Proof of what? Targum Pseudo-Jonathan states it exactly. God says through Moses: this is so Pharaoh may know that the Lord is the Ruler in the midst of the land.
Not Above the Land but Inside It
The claim is specific to the point of being provocative. Not above the land, looking down. Not at the edges of the land, where foreign powers begin. The Ruler in the midst of the land. Inside the territory Pharaoh administered. Inside the country Pharaoh believed belonged to him and his gods.
Egypt had a theology of space. The Nile had a god. The sky had a god. The harvest had a god. The underworld had a god. The whole divine administration of Egypt was organized by domain, and Pharaoh himself was somewhere near the top of that structure, a divine or semi-divine figure whose authority over the land was backed by the gods responsible for it.

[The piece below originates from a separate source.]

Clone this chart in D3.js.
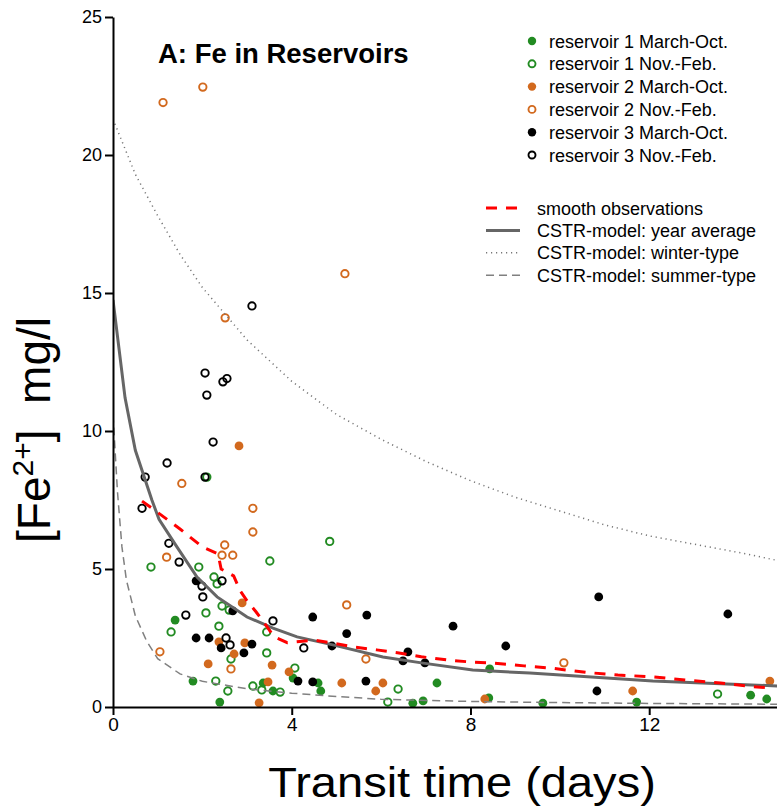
<!DOCTYPE html>
<html>
<head>
<meta charset="utf-8">
<script src="https://cdn.jsdelivr.net/npm/d3@7"></script>
<style>
body { margin:0; background:#fff; }
text { font-family: "Liberation Sans", Arial, sans-serif; fill:#000; }
</style>
</head>
<body>
<div id="chart"></div>
<script>
// observations: [transit time (days), Fe2+ (mg/l)]
var res1Summer = [[1.39,3.15],[1.79,0.94],[2.39,0.18],[4.03,1.05],[3.36,0.87],[3.58,0.58],[4.59,0.87],[4.65,0.58],
  [7.25,0.87],[6.71,0.14],[6.94,0.22],[8.43,1.38],[8.41,0.33],[9.62,0.14],[11.72,0.18],[14.27,0.43],[14.63,0.29]];
var res1Winter = [[4.85,6.0],[2.1,8.33],[0.85,5.07],[1.92,5.07],[3.51,5.29],[2.26,4.71],[2.33,4.46],[2.44,3.66],
  [2.6,3.51],[2.08,3.41],[2.37,2.93],[1.3,2.72],[3.44,2.72],[3.44,1.96],[2.64,1.74],[4.07,1.41],[2.3,0.94],
  [2.57,0.58],[3.13,0.76],[3.33,0.62],[3.74,0.54],[6.38,0.65],[6.15,0.18],[13.53,0.47]];
var res2Summer = [[2.82,9.46],[2.89,3.77],[2.37,2.36],[2.95,2.32],[2.71,1.92],[2.13,1.56],[3.56,1.52],[3.94,1.27],
  [3.47,0.91],[3.27,0.15],[5.12,0.87],[5.88,0.58],[6.04,0.87],[8.32,0.29],[11.63,0.58],[14.7,0.94]];
var res2Winter = [[1.12,21.9],[2.01,22.46],[5.19,15.7],[2.51,14.1],[1.54,8.1],[3.13,7.2],[3.13,6.34],[2.5,5.87],
  [2.44,5.5],[2.68,5.5],[1.2,5.43],[1.05,2.0],[2.64,1.38],[5.23,3.7],[5.66,1.74],[10.09,1.6]];
var res3Summer = [[1.86,4.57],[2.68,3.48],[1.86,2.5],[2.15,2.5],[2.42,2.14],[3.11,2.28],[2.93,1.96],[4.14,0.94],
  [4.47,3.26],[5.23,2.66],[4.9,2.21],[4.47,0.91],[5.68,3.33],[6.6,2.0],[6.49,1.67],[6.98,1.6],[7.61,2.93],
  [8.79,2.21],[5.66,0.94],[10.87,3.99],[13.76,3.37],[10.83,0.58]];
var res3Winter = [[3.11,14.53],[2.06,12.1],[2.55,11.9],[2.46,11.78],[2.1,11.3],[2.24,9.6],[1.21,8.84],[0.72,8.33],
  [2.06,8.33],[0.65,7.2],[1.25,5.93],[1.48,5.25],[2.44,4.57],[1.99,4.38],[2.01,3.99],[1.63,3.33],[3.58,3.12],
  [2.53,2.5],[2.62,2.25],[4.27,2.14]];

// curves
var smoothObs = [[0.65,7.46],[1.0,7.05],[1.5,6.45],[2.0,5.8],[2.35,5.55],[2.42,5.0],[2.7,4.75],[2.85,4.2],[3.0,3.85],
  [3.2,3.45],[3.45,2.9],[3.6,2.55],[3.9,2.33],[4.5,2.42],[4.9,2.32],[5.4,2.17],[5.9,2.07],[6.4,1.96],[6.9,1.82],
  [7.5,1.7],[8.0,1.63],[8.5,1.59],[9.2,1.49],[9.8,1.41],[10.6,1.25],[11.3,1.16],[12.1,1.09],[12.8,0.98],
  [13.6,0.87],[14.3,0.74],[14.7,0.69]];
var cstrYear = [[0,14.75],[0.27,11.2],[0.5,9.3],[0.87,7.5],[1.03,6.8],[1.43,5.8],[1.88,4.71],[2.33,3.99],[3.0,3.26],
  [3.58,2.86],[4.12,2.54],[4.92,2.25],[6.04,1.81],[6.94,1.59],[8.05,1.34],[9.33,1.23],[12.08,0.94],[14.9,0.76]];
var cstrWinter = [[0,21.3],[0.5,19.3],[1,17.8],[1.5,16.4],[2,15.2],[3,13.3],[4,11.8],[5,10.6],[6,9.7],[7,8.9],
  [8,8.2],[9,7.6],[10,7.1],[11,6.6],[12,6.2],[13,5.9],[14,5.6],[14.9,5.3]];
var cstrSummer = [[0,10.6],[0.1,7.8],[0.2,5.8],[0.3,4.6],[0.5,3.3],[0.75,2.4],[1,1.75],[1.5,1.2],[2,0.93],[3,0.66],
  [4,0.5],[5,0.38],[6,0.28],[8,0.2],[10,0.16],[12,0.13],[14.9,0.1]];

var xTicks = [0, 4, 8, 12];
var yTicks = [0, 5, 10, 15, 20, 25];
var pointLabels = ['reservoir 1 March-Oct.', 'reservoir 1 Nov.-Feb.', 'reservoir 2 March-Oct.',
  'reservoir 2 Nov.-Feb.', 'reservoir 3 March-Oct.', 'reservoir 3 Nov.-Feb.'];
var lineLabels = ['smooth observations', 'CSTR-model: year average', 'CSTR-model: winter-type', 'CSTR-model: summer-type'];

var green = '#228b22', orange = '#d2691e';

var groups = [
  {data: res1Summer, color: green, filled: true},
  {data: res1Winter, color: green, filled: false},
  {data: res2Summer, color: orange, filled: true},
  {data: res2Winter, color: orange, filled: false},
  {data: res3Summer, color: '#000', filled: true},
  {data: res3Winter, color: '#000', filled: false}
];
var curves = [
  {data: smoothObs, color: '#ff0000', width: 3, dash: '11,9'},
  {data: cstrYear, color: '#666', width: 3, dash: null},
  {data: cstrWinter, color: '#777', width: 1.5, dash: '1.2,3.8'},
  {data: cstrSummer, color: '#808080', width: 1.5, dash: '8,5'}
];

var width = 777, height = 811;
var svg = d3.select('#chart').append('svg')
  .attr('width', width)
  .attr('height', height);

var x = d3.scaleLinear().domain([0, 14.86]).range([113, 777]);
var y = d3.scaleLinear().domain([0, 25]).range([707, 17]);

svg.append('clipPath').attr('id', 'plotClip')
  .append('rect')
  .attr('x', x(0)).attr('y', y(25))
  .attr('width', x(14.86) - x(0)).attr('height', y(0) - y(25));

// points first, model lines over them
var plot = svg.append('g').attr('clip-path', 'url(#plotClip)');

groups.forEach(function (g) {
  plot.append('g').selectAll('circle')
    .data(g.data)
    .enter().append('circle')
    .attr('cx', function (d) { return x(d[0]); })
    .attr('cy', function (d) { return y(d[1]); })
    .attr('r', g.filled ? 4.4 : 3.7)
    .attr('fill', g.filled ? g.color : 'none')
    .attr('stroke', g.color)
    .attr('stroke-width', g.filled ? 0 : 1.9);
});

var line = d3.line()
  .x(function (d) { return x(d[0]); })
  .y(function (d) { return y(d[1]); });

curves.slice().reverse().forEach(function (c) {
  plot.append('path')
    .datum(c.data)
    .attr('d', line)
    .attr('fill', 'none')
    .attr('stroke', c.color)
    .attr('stroke-width', c.width)
    .attr('stroke-dasharray', c.dash);
});

// axes
var xAxis = svg.append('g')
  .attr('transform', 'translate(0,' + y(0) + ')')
  .call(d3.axisBottom(x).tickValues(xTicks).tickSize(8).tickSizeOuter(0).tickPadding(3));
var yAxis = svg.append('g')
  .attr('transform', 'translate(' + x(0) + ',0)')
  .call(d3.axisLeft(y).tickValues(yTicks).tickSize(8).tickSizeOuter(0).tickPadding(3));

[xAxis, yAxis].forEach(function (a) {
  a.select('.domain').attr('stroke', '#000').attr('stroke-width', 2);
  a.selectAll('.tick line').attr('stroke', '#000').attr('stroke-width', 2);
  a.selectAll('.tick text')
    .style('font-family', '"Liberation Sans", Arial, sans-serif')
    .attr('fill', '#000');
});
xAxis.selectAll('.tick text').style('font-size', '19px');
yAxis.selectAll('.tick text').style('font-size', '18px');

// axis titles
svg.append('text')
  .attr('transform', 'translate(462,797) scale(1.12,1)')
  .attr('text-anchor', 'middle')
  .style('font-size', '42px')
  .text('Transit time (days)');

var yTitle = svg.append('text')
  .attr('transform', 'translate(50,430) rotate(-90)')
  .attr('text-anchor', 'middle')
  .style('font-size', '46px')
  .style('white-space', 'pre');
yTitle.append('tspan').text('[Fe');
yTitle.append('tspan').attr('dy', -17).style('font-size', '30px').text('2+');
yTitle.append('tspan').attr('dy', 17).text(']  mg/l');

// panel title
svg.append('text')
  .attr('x', 158).attr('y', 63)
  .style('font-size', '27.5px')
  .style('font-weight', 'bold')
  .text('A: Fe in Reservoirs');

// legend for observations
var legend1 = svg.append('g').attr('transform', 'translate(532,41)');
pointLabels.forEach(function (label, i) {
  var g = groups[i];
  var row = legend1.append('g').attr('transform', 'translate(0,' + (i * 22.8) + ')');
  row.append('circle')
    .attr('r', g.filled ? 4.2 : 3.5)
    .attr('fill', g.filled ? g.color : 'none')
    .attr('stroke', g.color)
    .attr('stroke-width', g.filled ? 0 : 1.9);
  row.append('text')
    .attr('x', 17).attr('y', 6.5)
    .style('font-size', '18px')
    .text(label);
});

// legend for curves
var legend2 = svg.append('g').attr('transform', 'translate(486,208)');
lineLabels.forEach(function (label, i) {
  var c = curves[i];
  var row = legend2.append('g').attr('transform', 'translate(0,' + (i * 22.4) + ')');
  row.append('line')
    .attr('x1', 0).attr('x2', 34)
    .attr('stroke', c.color)
    .attr('stroke-width', c.width)
    .attr('stroke-dasharray', c.dash);
  row.append('text')
    .attr('x', 51).attr('y', 6.5)
    .style('font-size', '18px')
    .text(label);
});
</script>
</body>
</html>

The fourth plague demolished this architecture. The wild beasts stopped at the border of Goshen because the One who governed them governed not a domain, not a department of the natural world, but the whole land simultaneously. He was the Ruler in the midst of Egypt. Pharaoh was not the most powerful figure in Egypt. He was not even in the room where the relevant decisions were being made.
The Livestock That Knew the Difference
The fifth plague sorted the livestock. Egypt's cattle died. Israel's cattle lived. Every horse and donkey and camel and ox and sheep in Egyptian ownership was struck; not one animal belonging to the children of Israel was lost.
Targum Pseudo-Jonathan holds this plague alongside the fourth because both make the same argument by different means. The wild beasts stopped at Goshen's border by divine command. The domestic animals died according to their owners' identity. The principle is the same: who you belong to determines what happens to you when God acts in history.
The teaching is a hard one. The fifth plague was not about the animals. They were instruments, or better, witnesses. Egypt's cattle dying while Israel's cattle lived was testimony about the covenant. It made the separation between Pharaoh's Egypt and the God of Israel visible in the fields, readable to anyone who walked from one pasture to the next and counted the dead and living animals.
The Trial Continues
Pharaoh sent messengers to check. His messengers came back and confirmed: not one of Israel's animals was dead. The Targum preserves his response: his heart hardened and he did not send the people out.
The midrashic layers of Targum Pseudo-Jonathan understand this hardening not as stubbornness in the ordinary sense but as the final proof that the plagues were a trial and Pharaoh was refusing to deliver a verdict. The evidence had arrived in Goshen's untouched fields and Israel's untouched pastures. The evidence had arrived again in the dead herds of Egypt. The evidence was organized, sequential, escalating, and impossible to misread.
Pharaoh read it correctly. He sent messengers to verify it and received verification. Then he hardened his heart anyway. This is what the Targum means when it says the plagues were a cross-examination: Pharaoh was not being given opportunities to make an honest mistake. He was being given proof after proof of something he understood perfectly well and refused to acknowledge. The courtroom of Goshen was still waiting for his verdict, and he was already guilty of knowing the answer.